YOUR OBJECTIVE
Print, word for word, every line from the beginning of the listing up to and including the line with "import * as d3 from 'd3';". Pictures are to be excluded.

### DATA PROVIDED

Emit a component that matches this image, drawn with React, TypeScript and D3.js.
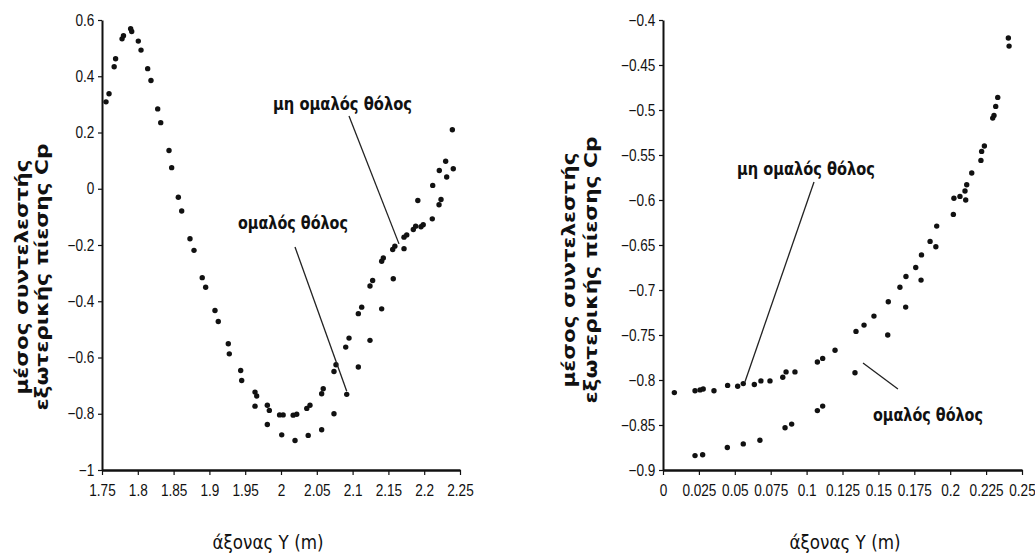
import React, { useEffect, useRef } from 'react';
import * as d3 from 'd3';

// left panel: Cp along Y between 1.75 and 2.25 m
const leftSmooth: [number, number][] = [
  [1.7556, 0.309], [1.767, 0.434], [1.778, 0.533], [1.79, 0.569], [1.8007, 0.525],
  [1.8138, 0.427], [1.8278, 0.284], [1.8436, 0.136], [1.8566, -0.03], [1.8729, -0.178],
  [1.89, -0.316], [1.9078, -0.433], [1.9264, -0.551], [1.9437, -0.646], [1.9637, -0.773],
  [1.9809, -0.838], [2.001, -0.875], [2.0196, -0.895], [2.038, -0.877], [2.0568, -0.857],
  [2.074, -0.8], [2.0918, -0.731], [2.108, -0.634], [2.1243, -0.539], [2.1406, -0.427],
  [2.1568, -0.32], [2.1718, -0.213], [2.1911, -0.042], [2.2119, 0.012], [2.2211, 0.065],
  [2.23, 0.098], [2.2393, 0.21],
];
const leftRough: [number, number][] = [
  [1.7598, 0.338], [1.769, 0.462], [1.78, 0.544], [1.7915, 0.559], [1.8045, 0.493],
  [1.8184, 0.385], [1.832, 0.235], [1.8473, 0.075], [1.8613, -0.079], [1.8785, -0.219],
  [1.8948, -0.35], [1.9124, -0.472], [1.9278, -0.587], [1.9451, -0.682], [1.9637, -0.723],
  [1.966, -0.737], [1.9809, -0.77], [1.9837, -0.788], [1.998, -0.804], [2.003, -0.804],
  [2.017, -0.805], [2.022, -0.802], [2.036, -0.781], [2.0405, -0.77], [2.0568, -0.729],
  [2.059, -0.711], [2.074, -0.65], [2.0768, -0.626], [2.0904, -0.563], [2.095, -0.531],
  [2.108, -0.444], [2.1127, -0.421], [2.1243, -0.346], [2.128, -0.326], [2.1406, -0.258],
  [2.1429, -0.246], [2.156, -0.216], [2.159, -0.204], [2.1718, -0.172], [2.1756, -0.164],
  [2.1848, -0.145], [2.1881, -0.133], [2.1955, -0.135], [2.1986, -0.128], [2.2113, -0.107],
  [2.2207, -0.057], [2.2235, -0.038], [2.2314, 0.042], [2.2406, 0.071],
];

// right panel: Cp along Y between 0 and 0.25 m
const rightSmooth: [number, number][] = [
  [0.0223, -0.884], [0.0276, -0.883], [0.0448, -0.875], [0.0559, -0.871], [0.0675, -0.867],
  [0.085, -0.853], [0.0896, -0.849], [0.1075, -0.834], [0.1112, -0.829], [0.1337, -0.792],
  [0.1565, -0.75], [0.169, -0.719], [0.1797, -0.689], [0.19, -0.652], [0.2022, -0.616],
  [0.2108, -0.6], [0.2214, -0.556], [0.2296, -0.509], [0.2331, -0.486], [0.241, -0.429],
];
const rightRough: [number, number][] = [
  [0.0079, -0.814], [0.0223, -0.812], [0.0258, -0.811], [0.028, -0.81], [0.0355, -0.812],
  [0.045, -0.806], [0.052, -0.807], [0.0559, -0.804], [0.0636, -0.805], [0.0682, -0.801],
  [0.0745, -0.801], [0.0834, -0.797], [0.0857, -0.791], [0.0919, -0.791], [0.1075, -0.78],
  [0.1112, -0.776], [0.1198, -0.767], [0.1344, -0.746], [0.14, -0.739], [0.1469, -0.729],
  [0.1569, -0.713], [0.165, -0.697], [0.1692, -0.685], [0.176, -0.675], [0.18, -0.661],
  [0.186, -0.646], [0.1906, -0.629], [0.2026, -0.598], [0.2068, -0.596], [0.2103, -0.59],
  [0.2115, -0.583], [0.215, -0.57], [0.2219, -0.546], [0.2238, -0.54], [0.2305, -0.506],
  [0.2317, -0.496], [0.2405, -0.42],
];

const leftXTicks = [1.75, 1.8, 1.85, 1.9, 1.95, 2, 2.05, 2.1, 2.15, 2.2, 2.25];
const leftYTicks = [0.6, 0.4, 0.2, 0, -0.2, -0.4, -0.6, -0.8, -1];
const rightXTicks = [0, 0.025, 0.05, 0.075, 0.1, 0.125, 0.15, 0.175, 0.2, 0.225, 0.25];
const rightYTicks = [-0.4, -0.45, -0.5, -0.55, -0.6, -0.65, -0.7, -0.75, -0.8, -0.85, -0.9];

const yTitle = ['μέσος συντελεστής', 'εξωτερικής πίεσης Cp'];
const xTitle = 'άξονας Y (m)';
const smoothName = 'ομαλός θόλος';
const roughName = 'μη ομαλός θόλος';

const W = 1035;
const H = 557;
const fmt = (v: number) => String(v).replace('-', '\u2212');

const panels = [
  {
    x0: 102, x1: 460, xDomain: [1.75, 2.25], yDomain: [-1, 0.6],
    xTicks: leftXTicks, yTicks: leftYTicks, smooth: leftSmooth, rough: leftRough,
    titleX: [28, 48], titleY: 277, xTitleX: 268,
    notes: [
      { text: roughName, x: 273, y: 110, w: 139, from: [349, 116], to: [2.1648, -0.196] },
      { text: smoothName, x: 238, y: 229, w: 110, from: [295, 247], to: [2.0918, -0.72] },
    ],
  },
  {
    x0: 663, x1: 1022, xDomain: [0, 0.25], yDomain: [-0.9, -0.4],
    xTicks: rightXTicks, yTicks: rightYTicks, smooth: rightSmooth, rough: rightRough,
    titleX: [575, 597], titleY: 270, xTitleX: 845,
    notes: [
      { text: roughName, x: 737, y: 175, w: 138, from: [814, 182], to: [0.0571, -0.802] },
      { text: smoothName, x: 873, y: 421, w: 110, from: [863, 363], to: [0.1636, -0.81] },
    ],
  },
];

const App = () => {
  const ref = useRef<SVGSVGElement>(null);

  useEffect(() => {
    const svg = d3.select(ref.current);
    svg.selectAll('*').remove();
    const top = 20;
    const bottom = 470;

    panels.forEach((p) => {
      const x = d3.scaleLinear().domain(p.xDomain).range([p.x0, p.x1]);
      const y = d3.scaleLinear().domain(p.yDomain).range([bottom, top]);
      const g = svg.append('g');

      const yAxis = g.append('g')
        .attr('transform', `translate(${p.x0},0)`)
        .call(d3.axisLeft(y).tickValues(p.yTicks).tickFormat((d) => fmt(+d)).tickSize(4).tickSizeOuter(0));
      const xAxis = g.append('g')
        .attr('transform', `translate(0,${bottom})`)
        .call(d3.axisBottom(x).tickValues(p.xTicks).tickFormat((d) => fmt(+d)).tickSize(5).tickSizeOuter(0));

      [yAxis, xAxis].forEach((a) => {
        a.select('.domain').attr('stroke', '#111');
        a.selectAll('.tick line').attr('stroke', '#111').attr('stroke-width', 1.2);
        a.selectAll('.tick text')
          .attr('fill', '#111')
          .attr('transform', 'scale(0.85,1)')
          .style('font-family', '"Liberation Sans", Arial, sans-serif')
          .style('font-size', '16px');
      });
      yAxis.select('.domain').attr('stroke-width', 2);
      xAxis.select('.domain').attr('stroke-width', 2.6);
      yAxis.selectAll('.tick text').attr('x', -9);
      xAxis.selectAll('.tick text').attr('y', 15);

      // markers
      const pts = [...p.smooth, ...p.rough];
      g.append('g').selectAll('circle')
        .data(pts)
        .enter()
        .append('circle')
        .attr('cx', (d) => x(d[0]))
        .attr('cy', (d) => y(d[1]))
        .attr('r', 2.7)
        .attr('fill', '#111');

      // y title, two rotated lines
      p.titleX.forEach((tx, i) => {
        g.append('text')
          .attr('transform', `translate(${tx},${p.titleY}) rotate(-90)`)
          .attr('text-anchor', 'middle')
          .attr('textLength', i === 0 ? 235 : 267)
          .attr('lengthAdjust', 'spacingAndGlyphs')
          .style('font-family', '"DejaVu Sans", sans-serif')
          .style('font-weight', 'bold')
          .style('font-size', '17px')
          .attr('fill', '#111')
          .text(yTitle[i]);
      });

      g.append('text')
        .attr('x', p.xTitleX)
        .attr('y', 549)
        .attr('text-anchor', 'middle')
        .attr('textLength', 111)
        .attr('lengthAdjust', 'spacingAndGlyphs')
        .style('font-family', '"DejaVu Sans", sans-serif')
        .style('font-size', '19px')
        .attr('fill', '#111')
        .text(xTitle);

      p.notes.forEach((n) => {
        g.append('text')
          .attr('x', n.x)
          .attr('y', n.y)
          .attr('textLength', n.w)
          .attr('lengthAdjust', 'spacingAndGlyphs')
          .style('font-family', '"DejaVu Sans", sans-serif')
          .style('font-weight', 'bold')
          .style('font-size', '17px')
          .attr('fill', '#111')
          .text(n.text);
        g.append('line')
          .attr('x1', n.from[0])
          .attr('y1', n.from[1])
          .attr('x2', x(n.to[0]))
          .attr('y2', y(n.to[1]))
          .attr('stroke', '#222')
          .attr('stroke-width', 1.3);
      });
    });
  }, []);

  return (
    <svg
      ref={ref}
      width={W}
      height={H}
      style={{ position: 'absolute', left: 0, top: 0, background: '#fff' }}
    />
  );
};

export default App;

######

SOLUTION TO THE PROBLEM
Emit a component that matches this image, drawn with React, TypeScript and D3.js.
import React, { useEffect, useRef } from 'react';
import * as d3 from 'd3';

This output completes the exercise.